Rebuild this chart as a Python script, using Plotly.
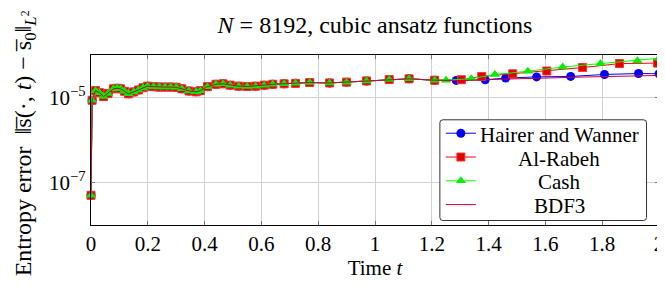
import plotly.graph_objects as go

# ---------------- data ----------------
t_common = [0.0, 0.004, 0.016, 0.03, 0.044, 0.06, 0.079, 0.092, 0.104, 0.118,
            0.132, 0.15, 0.167, 0.183, 0.199, 0.22, 0.24, 0.26, 0.28, 0.30,
            0.32, 0.345, 0.37, 0.385, 0.41, 0.44, 0.465, 0.49, 0.52, 0.55,
            0.58, 0.61, 0.64, 0.68, 0.72, 0.77, 0.84, 0.90, 0.97, 1.05,
            1.12, 1.21]
e_common = [5e-8, 8.6e-6, 1.45e-5, 1.3e-5, 1.05e-5, 1.25e-5, 1.6e-5, 1.65e-5, 1.6e-5, 1.4e-5,
            1.22e-5, 1.35e-5, 1.5e-5, 1.7e-5, 1.85e-5, 1.8e-5, 1.76e-5, 1.76e-5, 1.76e-5, 1.74e-5,
            1.6e-5, 1.42e-5, 1.36e-5, 1.45e-5, 1.8e-5, 2.05e-5, 2.1e-5, 1.95e-5, 1.85e-5, 1.82e-5,
            1.85e-5, 1.95e-5, 2.05e-5, 2.1e-5, 2.15e-5, 2.25e-5, 2.2e-5, 2.3e-5, 2.45e-5, 2.65e-5,
            2.75e-5, 2.55e-5]

t_hw_tail = [1.286, 1.388, 1.46, 1.569, 1.689, 1.808, 1.928, 2.0]
e_hw_tail = [2.52e-5, 2.62e-5, 2.86e-5, 3.05e-5, 3.13e-5, 3.48e-5, 3.67e-5, 3.62e-5]

t_ar_tail = [1.304, 1.376, 1.485, 1.605, 1.731, 1.861, 1.995]
e_ar_tail = [2.62e-5, 3.13e-5, 3.61e-5, 4.2e-5, 5.07e-5, 6.28e-5, 6.45e-5]

t_cash_tail = [1.25, 1.339, 1.422, 1.538, 1.661, 1.794, 1.924, 2.0]
e_cash_tail = [2.55e-5, 2.77e-5, 3.48e-5, 4.16e-5, 5.2e-5, 6.28e-5, 7.36e-5, 8.4e-5]

t_bdf_tail = [1.3, 1.45, 1.6, 1.75, 1.9, 2.0]
e_bdf_tail = [2.5e-5, 2.7e-5, 2.9e-5, 3.05e-5, 3.2e-5, 3.3e-5]

names = ["Hairer and Wanner", "Al-Rabeh", "Cash", "BDF3"]
x_ticks = [0, 0.2, 0.4, 0.6, 0.8, 1.0, 1.2, 1.4, 1.6, 1.8, 2.0]
x_ticktext = ["0", "0.2", "0.4", "0.6", "0.8", "1", "1.2", "1.4", "1.6", "1.8", "2"]
y_ticks = [1e-7, 1e-5]
y_ticktext = ["10<sup>\u22127</sup>", "10<sup>\u22125</sup>"]

# ---------------- figure ----------------
FONT = "Liberation Serif, Times New Roman, serif"
FS = 21
NB = "\u00a0"
W, H = 657, 279          # page body margin of 8px shifts the figure
L, R, T, B = 82.5, 5.5, 47, 61.5
PW, PH = W - L - R, H - T - B


def px_x(xp):
    return (xp - L) / PW


def px_y(yp):
    return (H - B - yp) / PH


fig = go.Figure()
specs = [
    (t_common + t_hw_tail, e_common + e_hw_tail, "lines+markers", "#0000ff",
     dict(symbol="circle", size=9, color="#0000ff")),
    (t_common + t_ar_tail, e_common + e_ar_tail, "lines+markers", "#ff0000",
     dict(symbol="square", size=8, color="#e00000", line=dict(color="#ff3030", width=1))),
    (t_common + t_cash_tail, e_common + e_cash_tail, "lines+markers", "#00ff00",
     dict(symbol="triangle-up", size=9, color="#00ee00")),
    (t_common + t_bdf_tail, e_common + e_bdf_tail, "lines", "#c8003c", None),
]
for (xs, ys, mode, col, mk), nm in zip(specs, names):
    kw = dict(marker=mk) if mk else {}
    fig.add_trace(go.Scatter(x=xs, y=ys, mode=mode, name=NB * 3,
                             legendgroup=nm, line=dict(color=col, width=1),
                             cliponaxis=False, **kw))

# legend frame (rounded) drawn as a layout shape
bx0, bx1, by0, by1, rr = 432, 639, 112, 213, 3
x0, x1 = px_x(bx0), px_x(bx1)
yt, yb = px_y(by0), px_y(by1)
rx, ry = rr / PW, rr / PH
path = (f"M {x0 + rx},{yt} L {x1 - rx},{yt} Q {x1},{yt} {x1},{yt - ry} "
        f"L {x1},{yb + ry} Q {x1},{yb} {x1 - rx},{yb} L {x0 + rx},{yb} "
        f"Q {x0},{yb} {x0},{yb + ry} L {x0},{yt - ry} Q {x0},{yt} {x0 + rx},{yt} Z")
fig.add_shape(type="path", path=path, xref="paper", yref="paper",
              line=dict(color="#333333", width=1), fillcolor="white", layer="above")

# centred legend labels (like the pgfplots legend)
row_y_px = [127, 151, 174.5, 198]     # figure pixel rows of the legend entries
for nm, ryp in zip(names, row_y_px):
    fig.add_annotation(x=px_x(551.5), y=px_y(ryp), xref="paper", yref="paper",
                       text=nm, showarrow=False, xanchor="center", yanchor="middle",
                       font=dict(family=FONT, size=FS, color="#000000"))

# y-axis title as a rotated annotation (placed like the reference)
ytitle = ("Entropy error " + NB + "\u2016s\u0305(\u00b7, <i>t</i>)" + NB + "\u2212" + NB
          + "s\u0305<sub>0</sub>\u2016<sub><i>L</i><sup>2</sup></sub>")
fig.add_annotation(x=px_x(16), y=px_y(136), xref="paper", yref="paper", text=ytitle,
                   textangle=-90, showarrow=False, xanchor="center", yanchor="middle",
                   font=dict(family=FONT, size=24, color="#000000"))

axis_common = dict(showline=True, linecolor="black", linewidth=1.2, mirror="ticks",
                   ticks="inside", ticklen=4, tickcolor="#777777", automargin=False,
                   showgrid=True, gridcolor="#d0d0d0", gridwidth=1, zeroline=False,
                   tickfont=dict(family=FONT, size=FS, color="#000000"))

fig.update_xaxes(range=[0, 2], tickvals=x_ticks, ticktext=x_ticktext,
                 title=dict(text="Time <i>t</i>", font=dict(family=FONT, size=FS, color="#000000"),
                            standoff=4),
                 **axis_common)
fig.update_yaxes(type="log", range=[-8, -4], tickvals=y_ticks, ticktext=y_ticktext,
                 **axis_common)

fig.update_layout(
    width=W, height=H,
    margin=dict(l=L, r=R, t=T, b=B, autoexpand=False),
    paper_bgcolor="white", plot_bgcolor="white",
    title=dict(text="<i>N</i> = 8192, cubic ansatz functions", x=(L + PW / 2) / W, xanchor="center",
               xref="container", y=1 - 17 / H, yref="container", yanchor="middle",
               font=dict(family=FONT, size=24, color="#000000")),
    legend=dict(x=px_x(433), y=px_y(108.5), xanchor="left", yanchor="top",
                bgcolor="rgba(0,0,0,0)", borderwidth=0,
                font=dict(family=FONT, size=16, color="#000000"),
                tracegroupgap=0, itemwidth=30),
    showlegend=True,
)

fig.write_html("out.html")
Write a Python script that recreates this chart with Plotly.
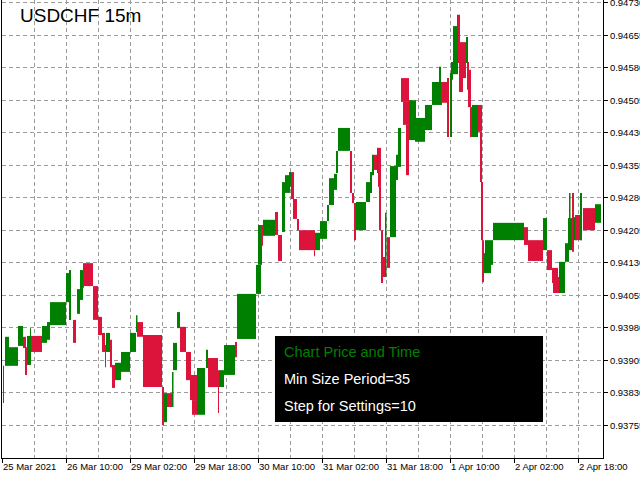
import plotly.graph_objects as go

# ---- data (bar index = 15-minute bars from the first visible bar) ----
box_start = [1, 3, 7, 16, 21, 23, 25, 28, 29, 40, 45, 48, 64, 67, 71, 75, 78, 81, 82, 91,
             96, 100, 103, 104, 108, 110, 113, 119, 128, 134, 135, 141, 160, 162, 165, 170, 171, 175, 178, 184,
             188, 190, 195, 204, 206, 216, 217, 222, 233, 235, 254, 256, 259, 261, 273, 276, 280, 283, 287, 289,
             291, 295, 297, 312, 313, 318, 325, 327, 332, 334, 336, 348, 350, 352, 354, 364, 368, 370, 372, 375,
             376, 377, 379, 381, 383, 385, 388, 394, 396, 399, 401, 404, 407, 413, 423, 430, 437, 439, 445, 448,
             449, 451, 455, 456, 457, 461, 464, 465, 466, 468, 470, 476, 478, 479, 480, 482, 483, 491, 522, 526,
             541, 545, 550, 551, 557, 563, 566, 567, 570, 571, 573, 578, 581, 593]
box_length = [1, 4, 9, 5, 3, 2, 4, 1, 11, 5, 3, 16, 5, 2, 3, 3, 3, 1, 9, 5,
              4, 3, 1, 4, 2, 3, 6, 9, 6, 1.5, 6, 19, 2, 3, 5, 1.5, 4, 3, 6, 5,
              7, 5, 8, 2, 10, 1, 5, 11, 2, 19, 5, 4, 2, 12, 3, 4, 3, 5, 2, 3,
              4, 2, 16, 1, 5, 7, 2, 5, 3, 2, 12, 2, 2, 2, 10, 4, 2, 2, 3, 1,
              3, 2, 2, 2, 1.5, 3, 6, 2, 3, 8, 6, 3, 7, 10, 7, 10, 2, 7, 2, 2,
              2, 5, 1, 2, 4, 3, 2, 2, 3, 3, 6, 4, 2, 2, 2, 7, 8, 31, 4, 15,
              4, 5, 6, 6, 6, 4, 4, 1.5, 2, 4, 7, 2, 12, 6]
box_open = [0.93806, 0.93892, 0.93892, 0.93938, 0.93959, 0.93935, 0.93894, 0.93922, 0.93961, 0.93945,
            0.93952, 0.93986, 0.94039, 0.93998, 0.93998, 0.94012, 0.94044, 0.94129, 0.94129, 0.94076,
            0.94005, 0.93968, 0.93940, 0.93924, 0.93952, 0.93894, 0.93859, 0.93878, 0.93924, 0.93970,
            0.93993, 0.93963, 0.93843, 0.93762, 0.93829, 0.93797, 0.93882, 0.93979, 0.93982, 0.93924,
            0.93871, 0.93813, 0.93779, 0.93887, 0.93910, 0.93882, 0.93843, 0.93871, 0.93947, 0.93954,
            0.94058, 0.94125, 0.94217, 0.94192, 0.94247, 0.94194, 0.94201, 0.94291, 0.94305, 0.94339,
            0.94277, 0.94231, 0.94205, 0.94159, 0.94159, 0.94185, 0.94226, 0.94263, 0.94298, 0.94337,
            0.94388, 0.94388, 0.94291, 0.94268, 0.94205, 0.94270, 0.94291, 0.94332, 0.94379, 0.94337,
            0.94395, 0.94305, 0.94205, 0.94143, 0.94097, 0.94189, 0.94189, 0.94321, 0.94351, 0.94556,
            0.94501, 0.94448, 0.94413, 0.94409, 0.94436, 0.94494, 0.94545, 0.94547, 0.94556, 0.94420,
            0.94552, 0.94565, 0.94674, 0.94702, 0.94639, 0.94639, 0.94591, 0.94593, 0.94575, 0.94489,
            0.94420, 0.94494, 0.94432, 0.94316, 0.94182, 0.94106, 0.94125, 0.94182, 0.94212, 0.94182,
            0.94159, 0.94159, 0.94118, 0.94097, 0.94060, 0.94132, 0.94159, 0.94233, 0.94291, 0.94182,
            0.94240, 0.94182, 0.94256, 0.94222]
box_close = [0.93892, 0.93959, 0.93935, 0.93984, 0.93933, 0.93871, 0.93961, 0.93979, 0.93924, 0.93984,
             0.93993, 0.94039, 0.94106, 0.94113, 0.93945, 0.94069, 0.94113, 0.94072, 0.94076, 0.93998,
             0.93963, 0.93924, 0.93889, 0.93968, 0.93889, 0.93841, 0.93899, 0.93924, 0.93968, 0.94009,
             0.93959, 0.93843, 0.93755, 0.93829, 0.93797, 0.93878, 0.93945, 0.94016, 0.93924, 0.93859,
             0.93813, 0.93779, 0.93887, 0.93929, 0.93843, 0.93783, 0.93882, 0.93940, 0.93912, 0.94058,
             0.94125, 0.94217, 0.94169, 0.94229, 0.94194, 0.94134, 0.94316, 0.94332, 0.94339, 0.94277,
             0.94231, 0.94205, 0.94159, 0.94145, 0.94199, 0.94226, 0.94263, 0.94325, 0.94335, 0.94388,
             0.94441, 0.94291, 0.94268, 0.94182, 0.94270, 0.94316, 0.94339, 0.94379, 0.94344, 0.94395,
             0.94305, 0.94205, 0.94083, 0.94097, 0.94245, 0.94118, 0.94353, 0.94379, 0.94441, 0.94501,
             0.94448, 0.94332, 0.94505, 0.94464, 0.94494, 0.94547, 0.94582, 0.94499, 0.94420, 0.94568,
             0.94593, 0.94676, 0.94702, 0.94591, 0.94524, 0.94556, 0.94651, 0.94529, 0.94489, 0.94420,
             0.94494, 0.94432, 0.94316, 0.94182, 0.94085, 0.94152, 0.94182, 0.94222, 0.94171, 0.94134,
             0.94233, 0.94113, 0.94083, 0.94060, 0.94132, 0.94175, 0.94233, 0.94291, 0.94155, 0.94235,
             0.94182, 0.94291, 0.94205, 0.94265]

price_ticks = [0.93755, 0.93830, 0.93905, 0.93980, 0.94055, 0.94130, 0.94205,
               0.94280, 0.94355, 0.94430, 0.94505, 0.94580, 0.94655, 0.94730]
price_tick_text = ["0.93755", "0.93830", "0.93905", "0.93980", "0.94055", "0.94130", "0.94205",
                   "0.94280", "0.94355", "0.94430", "0.94505", "0.94580", "0.94655", "0.94730"]
time_tick_pos = [0, 64, 128, 192, 256, 320, 384, 448, 512, 576]
time_tick_text = ["25 Mar 2021", "26 Mar 10:00", "29 Mar 02:00", "29 Mar 18:00", "30 Mar 10:00",
                  "31 Mar 02:00", "31 Mar 18:00", "1 Apr 10:00", "2 Apr 02:00", "2 Apr 18:00"]
symbol_title = "USDCHF 15m"
info_lines = ["Chart Price and Time", "Min Size Period=35", "Step for Settings=10"]

UP = "#008000"
DOWN = "#DC143C"
GRID = "#9c9c9c"
FONT = "Liberation Sans, Arial, sans-serif"

centers = [s + w / 2 for s, w in zip(box_start, box_length)]
bases = [min(o, c) for o, c in zip(box_open, box_close)]
heights = [abs(c - o) for o, c in zip(box_open, box_close)]
colors = [UP if c >= o else DOWN for o, c in zip(box_open, box_close)]

fig = go.Figure(go.Bar(
    x=centers, y=heights, base=bases, width=box_length,
    marker=dict(color=colors, line=dict(width=0)),
    hoverinfo="skip", showlegend=False,
))

fig.update_layout(
    width=640, height=480, autosize=False,
    margin=dict(l=2, r=37, t=0, b=22, pad=0),
    plot_bgcolor="white", paper_bgcolor="white",
    font=dict(family=FONT, size=10, color="black"),
    xaxis=dict(
        range=[0, 601], tickmode="array", tickvals=time_tick_pos, ticktext=time_tick_text,
        ticks="outside", ticklen=4, tickcolor="black", ticklabelposition="outside right",
        ticklabeloverflow="allow", tickangle=0, automargin=False,
        tickfont=dict(size=9.5),
        showgrid=True, gridcolor=GRID, griddash="4px,3px", gridwidth=1,
        minor=dict(dtick=32, tick0=0, showgrid=True, gridcolor=GRID, griddash="4px,3px", ticks=""),
        showline=True, linecolor="black", linewidth=1, zeroline=False, fixedrange=True,
    ),
    yaxis=dict(
        range=[0.936793, 0.947362], side="right", tickmode="array", tickvals=price_ticks,
        ticktext=price_tick_text, ticks="outside", ticklen=4, tickcolor="black",
        ticklabeloverflow="allow", automargin=False,
        tickfont=dict(size=9.5),
        showgrid=True, gridcolor=GRID, griddash="4px,3px", gridwidth=1,
        showline=True, mirror=True, linecolor="black", linewidth=1, zeroline=False,
    ),
    shapes=[dict(type="rect", xref="paper", yref="paper", x0=0.4542, x1=0.9002, y0=0.0786, y1=0.2664,
                 fillcolor="black", line=dict(width=0), layer="above")],
    annotations=[
        dict(text=symbol_title, xref="paper", yref="paper", x=0.0266, y=0.966, xanchor="left",
             yanchor="middle", showarrow=False, font=dict(size=19, color="black", family=FONT)),
        dict(text=info_lines[0], xref="paper", yref="paper", x=0.4659, y=0.2314, xanchor="left",
             yanchor="middle", showarrow=False, font=dict(size=14.5, color=UP, family=FONT)),
        dict(text=info_lines[1], xref="paper", yref="paper", x=0.4659, y=0.1725, xanchor="left",
             yanchor="middle", showarrow=False, font=dict(size=14.5, color="white", family=FONT)),
        dict(text=info_lines[2], xref="paper", yref="paper", x=0.4659, y=0.1135, xanchor="left",
             yanchor="middle", showarrow=False, font=dict(size=14.5, color="white", family=FONT)),
    ],
)

fig.write_html("out.html", config={"displayModeBar": False, "staticPlot": True},
               post_script="document.body.style.margin='0';document.body.style.overflow='hidden';")
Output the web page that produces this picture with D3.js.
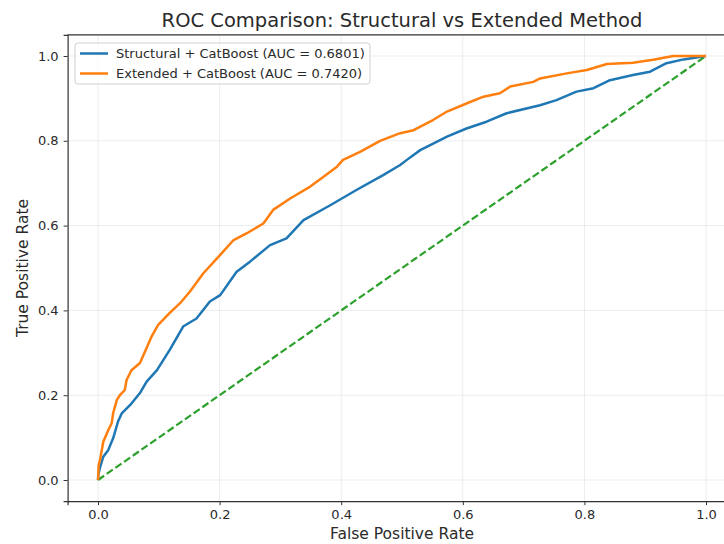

◆ ◆ ◆ ◆ ◆ ◆ ◆

• [Written problem]:
Identify and copy lines that hold the string "with".

• [Worked answer]:
Write a Python script that recreates this chart with Plotly.
Output the web page that produces this picture with D3.js.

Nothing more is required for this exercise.